By Patrick Graham
LONDON (Reuters) – The Bank for International Settlements (BIS) has set up a working group aimed at creating a single global code of conduct for the foreign exchange market, the central banks’ central bank said on Monday.
The group will be headed by Reserve Bank of Australia Assistant Governor Guy Debelle, the co-author of recommendations drawn up last year for reforming “fixing” benchmarks after two years of scandal over their alleged manipulation.
Reuters reported last week that a number of senior central bank officials were for the first time optimistic about unifying the disparate codes of conduct used in different jurisdictions into one central document.

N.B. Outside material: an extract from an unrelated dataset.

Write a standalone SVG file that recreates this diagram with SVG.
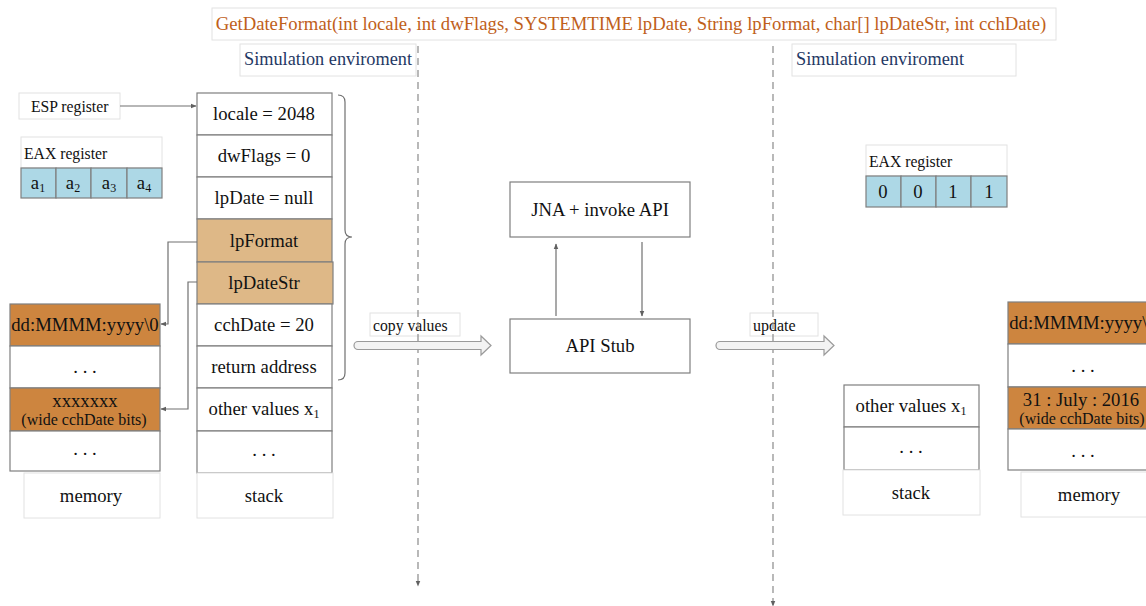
<svg xmlns="http://www.w3.org/2000/svg" width="1146" height="606" viewBox="0 0 1146 606">
<style>
text{font-family:"Liberation Serif","Times New Roman","DejaVu Serif",serif;fill:#111;}
.cell{fill:#fff;stroke:#7f7f7f;stroke-width:1.2;}
.tan{fill:#DEB887;stroke:#7f7f7f;stroke-width:1.2;}
.org{fill:#CD853F;stroke:#7f7f7f;stroke-width:1.2;}
.blue{fill:#ADD8E6;stroke:#7f7f7f;stroke-width:1.2;}
.lbl{fill:#fff;stroke:#e2e2e2;stroke-width:1;}
.t17{font-size:18.7px;text-anchor:middle;}
.t14{font-size:15.7px;}
.sub{font-size:12px;}
.conn{fill:none;stroke:#707070;stroke-width:1.2;}
.dash{fill:none;stroke:#8a8a8a;stroke-width:1.2;stroke-dasharray:7,5;}
.big{fill:#f3f3f3;stroke:#9a9a9a;stroke-width:1.2;}
</style>
<defs>
<marker id="ah" viewBox="0 0 10 10" refX="9" refY="5" markerWidth="5" markerHeight="5" orient="auto"><path d="M0,1 L10,5 L0,9 Z" fill="#606060"/></marker>
</defs>
<rect width="1146" height="606" fill="#fff"/>

<g id="title">
<rect class="lbl" x="212" y="8" width="844" height="32"/>
<text x="631" y="30" style="font-size:18.7px;text-anchor:middle;fill:#C0601A">GetDateFormat(int locale, int dwFlags, SYSTEMTIME lpDate, String lpFormat, char[] lpDateStr, int cchDate)</text>
</g>
<g id="sim-left">
<rect class="lbl" x="240" y="44" width="176" height="32"/>
<text x="244" y="65" style="font-size:18.3px;fill:#1F3864">Simulation enviroment</text>
</g>
<g id="sim-right">
<rect class="lbl" x="792" y="44" width="224" height="32"/>
<text x="796" y="65" style="font-size:18.3px;fill:#1F3864">Simulation enviroment</text>
</g>

<g id="esp">
<rect class="lbl" x="19" y="93" width="101" height="26"/>
<text x="31" y="112" class="t14">ESP register</text>
</g>
<g id="eax-left">
<rect class="lbl" x="21" y="137" width="141" height="31"/>
<text x="24" y="159" class="t14">EAX register</text>
<rect class="blue" x="21" y="168" width="35" height="30"/>
<rect class="blue" x="56" y="168" width="35" height="30"/>
<rect class="blue" x="91" y="168" width="36" height="30"/>
<rect class="blue" x="127" y="168" width="35" height="30"/>
<text x="38" y="189" class="t17">a<tspan class="sub" dy="3">1</tspan></text>
<text x="73" y="189" class="t17">a<tspan class="sub" dy="3">2</tspan></text>
<text x="109" y="189" class="t17">a<tspan class="sub" dy="3">3</tspan></text>
<text x="144" y="189" class="t17">a<tspan class="sub" dy="3">4</tspan></text>
</g>

<g id="stack-left">
<rect class="cell" x="197" y="93" width="135" height="42"/>
<rect class="cell" x="197" y="135" width="135" height="42"/>
<rect class="cell" x="197" y="177" width="135" height="42"/>
<rect class="tan" x="197" y="219" width="135" height="43"/>
<rect class="tan" x="197" y="262" width="136" height="42"/>
<rect class="cell" x="197" y="304" width="135" height="42"/>
<rect class="cell" x="197" y="346" width="135" height="42"/>
<rect class="cell" x="197" y="388" width="135" height="43"/>
<rect class="cell" x="197" y="431" width="135" height="42"/>
<rect class="lbl" x="197" y="473" width="136" height="45"/>
<text x="264" y="120" class="t17">locale = 2048</text>
<text x="264" y="162" class="t17">dwFlags = 0</text>
<text x="264" y="204" class="t17">lpDate = null</text>
<text x="264" y="247" class="t17">lpFormat</text>
<text x="264" y="289" class="t17">lpDateStr</text>
<text x="264" y="331" class="t17">cchDate = 20</text>
<text x="264" y="373" class="t17">return address</text>
<text x="264" y="415" class="t17">other values x<tspan class="sub" dy="3">1</tspan></text>
<text x="264" y="456" class="t17">. . .</text>
<text x="264" y="502" class="t17">stack</text>
</g>

<g id="brace">
<path class="conn" d="M338 95 Q345 95 345 102 L345 230 Q345 237 352 237 Q345 237 345 244 L345 373 Q345 380 338 380" stroke="#909090"/>
</g>

<g id="memory-left">
<rect class="org" x="10" y="304" width="150" height="42"/>
<rect class="cell" x="10" y="346" width="150" height="42"/>
<rect class="org" x="10" y="388" width="150" height="43"/>
<rect class="cell" x="10" y="431" width="150" height="40"/>
<rect class="lbl" x="24" y="473" width="136" height="45"/>
<text x="85" y="331" class="t17">dd:MMMM:yyyy\0</text>
<text x="85" y="373" class="t17">. . .</text>
<text x="85" y="407" class="t17">xxxxxxx</text>
<text x="84" y="425" style="font-size:16px;text-anchor:middle">(wide cchDate bits)</text>
<text x="85" y="455" class="t17">. . .</text>
<text x="91" y="502" class="t17">memory</text>
</g>

<g id="jna">
<rect class="cell" x="510" y="182" width="180" height="55"/>
<text x="600" y="216" class="t17">JNA + invoke API</text>
</g>
<g id="stub">
<rect class="cell" x="510" y="319" width="180" height="54"/>
<text x="600" y="352" class="t17">API Stub</text>
</g>

<g id="copy-label">
<rect class="lbl" x="370" y="313" width="90" height="23"/>
<text x="373" y="331" style="font-size:15.7px">copy values</text>
</g>
<g id="update-label">
<rect class="lbl" x="750" y="313" width="68" height="23"/>
<text x="753" y="331" style="font-size:16px">update</text>
</g>

<g id="eax-right">
<rect class="lbl" x="866" y="145" width="141" height="31"/>
<text x="869" y="167" class="t14">EAX register</text>
<rect class="blue" x="866" y="176" width="35" height="31"/>
<rect class="blue" x="901" y="176" width="35" height="31"/>
<rect class="blue" x="936" y="176" width="35" height="31"/>
<rect class="blue" x="971" y="176" width="36" height="31"/>
<text x="883" y="198" class="t17">0</text>
<text x="918" y="198" class="t17">0</text>
<text x="953" y="198" class="t17">1</text>
<text x="989" y="198" class="t17">1</text>
</g>

<g id="stack-right">
<rect class="cell" x="844" y="385" width="135" height="42"/>
<rect class="cell" x="844" y="427" width="135" height="43"/>
<rect class="lbl" x="843" y="470" width="137" height="45"/>
<text x="911" y="412" class="t17">other values x<tspan class="sub" dy="3">1</tspan></text>
<text x="911" y="453" class="t17">. . .</text>
<text x="911" y="499" class="t17">stack</text>
</g>

<g id="memory-right">
<rect class="org" x="1008" y="302" width="150" height="42"/>
<rect class="cell" x="1008" y="344" width="150" height="43"/>
<rect class="org" x="1008" y="387" width="150" height="42"/>
<rect class="cell" x="1008" y="429" width="150" height="41"/>
<rect class="lbl" x="1021" y="472" width="136" height="45"/>
<text x="1083" y="329" class="t17">dd:MMMM:yyyy\0</text>
<text x="1083" y="372" class="t17">. . .</text>
<text x="1081" y="406" class="t17">31 : July : 2016</text>
<text x="1082" y="424" style="font-size:16px;text-anchor:middle">(wide cchDate bits)</text>
<text x="1083" y="457" class="t17">. . .</text>
<text x="1089" y="501" class="t17">memory</text>
</g>

<g id="connectors">
<path class="dash" d="M418 46 L418 586" marker-end="url(#ah)"/>
<path class="dash" d="M773 46 L773 606" marker-end="url(#ah)"/>
<path class="conn" d="M120 106 L196 106" marker-end="url(#ah)"/>
<path class="conn" d="M197 242 L168 242 L168 324 L161 324" marker-end="url(#ah)"/>
<path class="conn" d="M197 282 L188 282 L188 409 L161 409" marker-end="url(#ah)"/>
<path class="conn" d="M556 316 L556 244" marker-end="url(#ah)"/>
<path class="conn" d="M642 242 L642 316" marker-end="url(#ah)"/>
<path class="big" d="M358 341.5 L481 341.5 L481 336 L491 345.5 L481 355 L481 349.5 L358 349.5 A4 4 0 0 1 358 341.5 Z"/>
<path class="big" d="M720 341.5 L824 341.5 L824 336 L834 345.5 L824 355 L824 349.5 L720 349.5 A4 4 0 0 1 720 341.5 Z"/>
</g>
</svg>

They say that the need to show the industry is taking action to prevent future abuses could override traditional divisions between the biggest banks and market centers such as Tokyo, London and New York in a market that has never been formally regulated.
James Kemp, Managing Director for Global FX at the Global Financial Markets Association (GFMA), welcomed the BIS move and said there is a very strong desire for coordinated alignment of regional codes.
“This is an opportunity for market participants to work with regulators and supervisors to demonstrate that they can put the right controls and guidance in place,” he said in a statement. “As demonstrated by various initiatives already under way, the GFMA’s FX Division is highly supportive of this initiative.”
The push for a single set of standards is likely to be shaped by Britain’s Fair and Effective Markets Review of conduct in currency and other markets, which is due to report in June and will need international backing to have any global impact.
All of that work, central to efforts to get past two years of scandal that many participants say has throttled activity and profits in one of the banking sector’s biggest cash cows, is happening as further fines are set to emerge.
People familiar with the matter have told Reuters that U.S. authorities are on course to reach multibillion-dollar agreements with five large banks over allegations of FX market rigging as soon as this week.
Barclays <BARC.L>, one of the top three players in the $5 trillion a day global currency market, is also likely to settle separate investigations by Britain’s Financial Conduct Authority and the U.S. Commodity Futures Trading Commission at the same time as it completes the Justice Department deal, a person familiar with the matter told Reuters.
RBS <RBS.L> and Barclays last month set aside a further $1.71 billion for investigations and litigation involving foreign exchange.